Rupert Cornwall, writing an op-ed piece "Is Obama the new Jimmy Carter?" in The Independent, reflects on the upcoming mid-term elections in the US, Obama and parallels between Obama and Jimmy Carter.

There are differences but by all reckoning, Obama and his Democrat party are in trouble in the election. Rational or not, the blame for many of America's ills, even if they have not of his making, are being sheeted home to Obama . The people of America expect almost "miracle" like qualities from their President to solve all their ills.

"Carter might not have been been a great communicator, but Obama most certainly is – or at least, he was. He remains the master explainer. But there is a detached and professorial side to Obama that seems to recoil from the raw emotion that politics sometimes demand, bred perhaps of a conviction that even in crisis people will be rational, so long as their predicament is set out with sufficient clarity. Walter Mondale would beg to differ.

Rarely these days does Obama uplift. Even when he is engaged, he seems oddly disengaged. Carter by his own admission in an afterword to his diaries, was too "rigid and autocratic" to be a natural politician. Nor, it often seems these days, is Obama much of a natural politician either.

There are times you half wonder – does he really even want a second term? And if he didn't, you could hardly blame him. Be like Bill, urge Obama's Democratic critics, telling him to take a leaf out of the Great Empathiser's book, and "feel people's pain". But could even Bill Clinton have cheered America up amid as painful, long-lingering a crisis as this, when so many feel vulnerable?

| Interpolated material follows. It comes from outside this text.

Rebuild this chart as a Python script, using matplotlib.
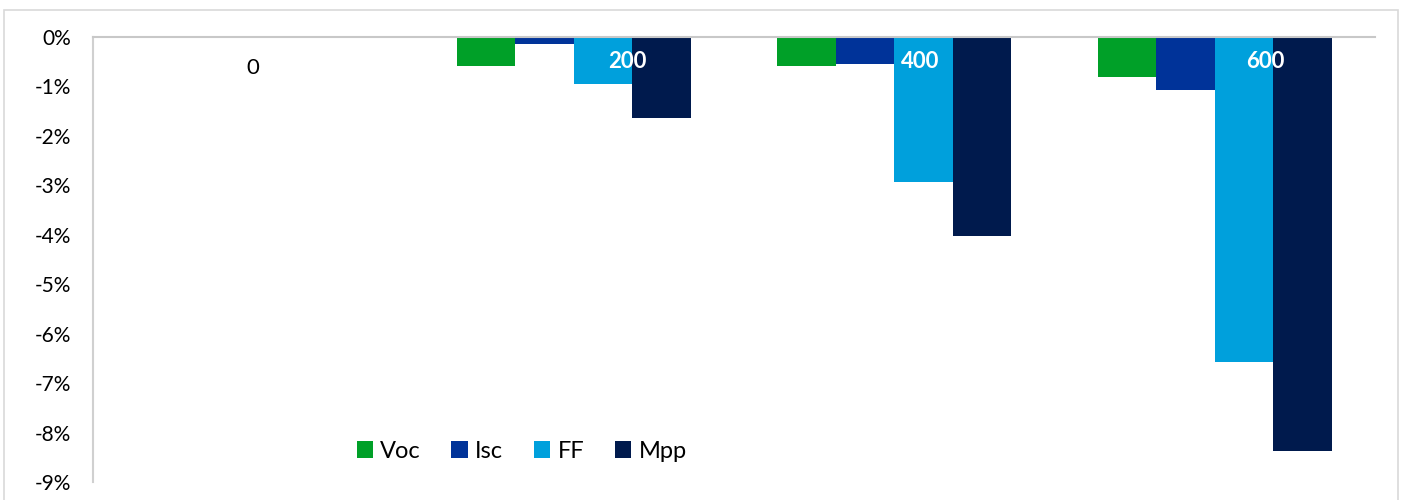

It's hard not to sense a watershed at these mid-term elections. Many experts argue the US is already close to ungovernable. If the polls are correct, the country will be even less governable after these elections. Republicans are riding the Tea Party tiger to the right, while a thinning of Democratic ranks would push their opponents further to the left. The two sides would be bound only by an uneasy sense of national decline. Of course, Obama would not be the first modern President identified with national decline. That distinction belongs to a certain Jimmy Carter."